Part of a data file

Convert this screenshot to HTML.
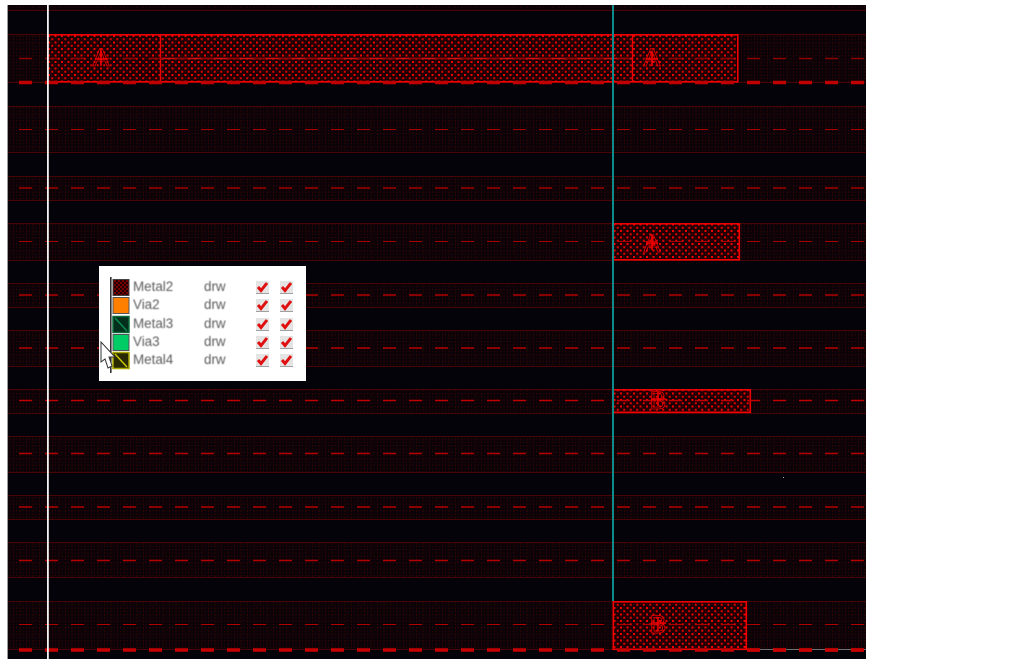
<!DOCTYPE html>
<html><head><meta charset="utf-8"><style>
html,body{margin:0;padding:0;background:#fff}
svg{display:block}
text{font-family:"Liberation Sans",sans-serif}
</style></head><body>
<svg xmlns="http://www.w3.org/2000/svg" width="1013" height="663" viewBox="0 0 1013 663">
<defs>
<pattern id="b" width="6.5" height="6.5" patternUnits="userSpaceOnUse">
<rect width="6.5" height="6.5" fill="#0b0307"/>
<rect x="0" y="0" width="1" height="1" fill="#420505"/>
<rect x="3" y="0" width="1" height="1" fill="#2a0304"/>
<rect x="0" y="3" width="1" height="2" fill="#340405"/>
<rect x="3" y="3" width="1" height="1" fill="#420505"/>
</pattern>
<pattern id="f" width="6.5" height="6.5" patternUnits="userSpaceOnUse" x="48" y="35">
<rect width="6.500" height="6.500" fill="#1c0004"/>
<rect x="0" y="0" width="2" height="2" fill="#f00000"/>
<rect x="3.250" y="3.250" width="2" height="2" fill="#e00000"/>
<rect x="3.250" y="0.500" width="1" height="1" fill="#500000"/>
<rect x="0.500" y="3.250" width="1" height="1" fill="#500000"/>
</pattern>
<pattern id="s" width="4" height="4" patternUnits="userSpaceOnUse">
<rect width="4" height="4" fill="#700"/><rect width="2" height="2" fill="#200"/><rect x="2" y="2" width="2" height="2" fill="#200"/>
</pattern>
<filter id="soft" x="-5%" y="-5%" width="110%" height="110%"><feGaussianBlur stdDeviation="0.45"/></filter>
</defs>
<rect width="1013" height="663" fill="#fff"/>
<rect x="7" y="5" width="859" height="654" fill="#05030a"/>
<rect x="7" y="5" width="1" height="654" fill="#9a9a9a"/>

<!-- bands -->
<g fill="url(#b)">
<rect x="8" y="5" width="858" height="6"/>
<rect x="8" y="34" width="858" height="49"/>
<rect x="8" y="106" width="858" height="47"/>
<rect x="8" y="176" width="858" height="25"/>
<rect x="8" y="223" width="858" height="38"/>
<rect x="8" y="283" width="858" height="25"/>
<rect x="8" y="330" width="858" height="37"/>
<rect x="8" y="389" width="858" height="25"/>
<rect x="8" y="436" width="858" height="37"/>
<rect x="8" y="495" width="858" height="25"/>
<rect x="8" y="542" width="858" height="36"/>
<rect x="8" y="601" width="858" height="49"/>
</g>
<path stroke="#480505" stroke-width="1" fill="none" d="M8 10.500H866M8 34.500H866M8 82.500H866M8 106.500H866M8 152.500H866M8 176.500H866M8 200.500H866M8 223.500H866M8 260.500H866M8 283.500H866M8 307.500H866M8 330.500H866M8 366.500H866M8 389.500H866M8 413.500H866M8 436.500H866M8 472.500H866M8 495.500H866M8 519.500H866M8 542.500H866M8 577.500H866M8 601.500H866M8 649.500H866"/>

<!-- filled shapes -->
<g fill="url(#f)" stroke="#f00000" stroke-width="1.6">
<rect x="47.800" y="34.800" width="690" height="47"/>
<rect x="613.300" y="223.800" width="126" height="36"/>
<rect x="613.300" y="389.800" width="137" height="22.500"/>
<rect x="613.300" y="601.800" width="133" height="47.500"/>
</g>
<path d="M160.500 35V82M632.500 35V82" stroke="#f00000" stroke-width="1.400"/>
<path d="M160 58.500H632" stroke="#d01010" stroke-width="1.500"/>

<!-- dashed centre lines -->
<g fill="none" stroke-dasharray="13 13">
<path d="M19 58.500H866" stroke="#8c0000" stroke-width="1.400"/>
<path d="M19 129.500H866" stroke="#a80000" stroke-width="1"/>
<path d="M19 188H866" stroke="#7c0000" stroke-width="2"/>
<path d="M19 241.500H866" stroke="#a80000" stroke-width="1"/>
<path d="M19 295H866" stroke="#b00000" stroke-width="1.400"/>
<path d="M19 348H866" stroke="#b80000" stroke-width="1.400"/>
<path d="M19 400.500H866" stroke="#c00000" stroke-width="1.400"/>
<path d="M19 453.500H866" stroke="#b40000" stroke-width="1.600"/>
<path d="M19 507H866" stroke="#b40000" stroke-width="1.400"/>
<path d="M19 560.500H866" stroke="#b40000" stroke-width="1.400"/>
<path d="M19 624.500H866" stroke="#b00000" stroke-width="1"/>
<path d="M19 82.500H866" stroke="#c00000" stroke-width="3.500"/>
<path d="M19 650H866" stroke="#c80000" stroke-width="3.500"/>
</g>
<path d="M748 649.500H866" stroke="#707070" stroke-width="1"/>
<path d="M747 650H866" fill="none" stroke="#c80000" stroke-width="3.500" stroke-dasharray="13 13"/>

<!-- labels -->
<g font-size="25" fill="none" stroke="#e80000" stroke-width="0.800" text-anchor="middle">
<text x="101" y="66">A</text>
<text x="652" y="66">A</text>
<text x="652" y="252">A</text>
<text x="658" y="409">B</text>
<text x="658" y="633">B</text>
</g>
<path stroke="#f00000" stroke-width="1.600" d="M95 59H108M101 50V66M646 59H658M652 52V66M646 243H658M652 235V250M651 399H666M658 392V406M651 623H666M658 617V631"/>

<!-- vertical markers -->
<rect x="47" y="5" width="1.800" height="654" fill="#f4f4f4"/>
<rect x="612" y="5" width="2" height="596" fill="#0d8a8a"/>
<rect x="783" y="477" width="1" height="1" fill="#bbb"/>

<!-- legend -->
<rect x="99" y="266" width="207" height="115" fill="#fff"/>
<rect x="110" y="277" width="1.600" height="96" fill="#333"/>
<rect x="113" y="279.500" width="16" height="16" fill="url(#s)" stroke="#444"/>
<rect x="113" y="297.500" width="16" height="16" fill="#ff8000" stroke="#555"/>
<rect x="113" y="316.500" width="16" height="16" fill="#03301c" stroke="#0c6a3c" stroke-width="1.500"/>
<path d="M115 318L127 331" stroke="#0c8a50" stroke-width="1.500"/>
<rect x="113" y="334.500" width="16" height="16" fill="#00cc66" stroke="#555"/>
<rect x="113" y="352.500" width="16" height="16" fill="#2a2a00" stroke="#a8a800" stroke-width="1.500"/>
<path d="M115 354L127 367" stroke="#c8c800" stroke-width="1.500"/>
<g font-size="13.400" fill="#5c5c5c" filter="url(#soft)">
<text x="133" y="291">Metal2</text><text x="204" y="291">drw</text>
<text x="133" y="309">Via2</text><text x="204" y="309">drw</text>
<text x="133" y="328">Metal3</text><text x="204" y="328">drw</text>
<text x="133" y="346">Via3</text><text x="204" y="346">drw</text>
<text x="133" y="364">Metal4</text><text x="204" y="364">drw</text>
</g>
<g fill="#e4e4e4">
<rect x="256" y="281" width="13" height="13"/><rect x="280" y="281" width="13" height="13"/>
<rect x="256" y="299" width="13" height="13"/><rect x="280" y="299" width="13" height="13"/>
<rect x="256" y="318" width="13" height="13"/><rect x="280" y="318" width="13" height="13"/>
<rect x="256" y="336" width="13" height="13"/><rect x="280" y="336" width="13" height="13"/>
<rect x="256" y="354" width="13" height="13"/><rect x="280" y="354" width="13" height="13"/>
</g>
<path fill="none" stroke="#a0a0a0" stroke-width="1" d="M256 293.500H269M280 293.500H293M256 311.500H269M280 311.500H293M256 330.500H269M280 330.500H293M256 348.500H269M280 348.500H293M256 366.500H269M280 366.500H293"/>
<g fill="none" stroke="#e01010" stroke-width="3">
<path d="M258 287L261 290.500L267 283M282 287L285 290.500L291 283"/>
<path d="M258 305L261 308.500L267 301M282 305L285 308.500L291 301"/>
<path d="M258 324L261 327.500L267 320M282 324L285 327.500L291 320"/>
<path d="M258 342L261 345.500L267 338M282 342L285 345.500L291 338"/>
<path d="M258 360L261 363.500L267 356M282 360L285 363.500L291 356"/>
</g>
<!-- cursor -->
<path d="M101 342V362L105 359L108 368L112 366L109 357L115 357Z" fill="#fff" stroke="#333" stroke-width="1"/>
</svg>
</body></html>
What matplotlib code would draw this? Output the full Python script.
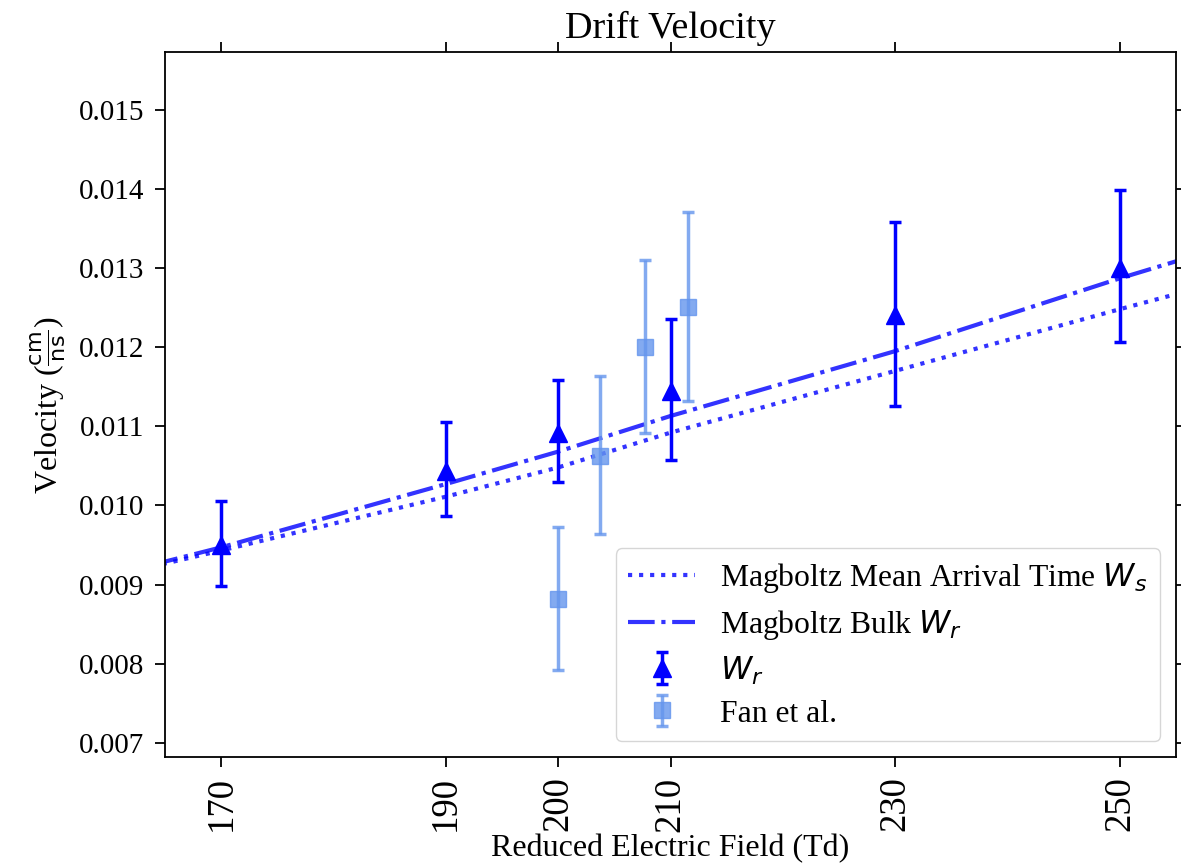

[Task details]
Each line above that includes "this" counts once; state the total and nothing more.

[Answer]
2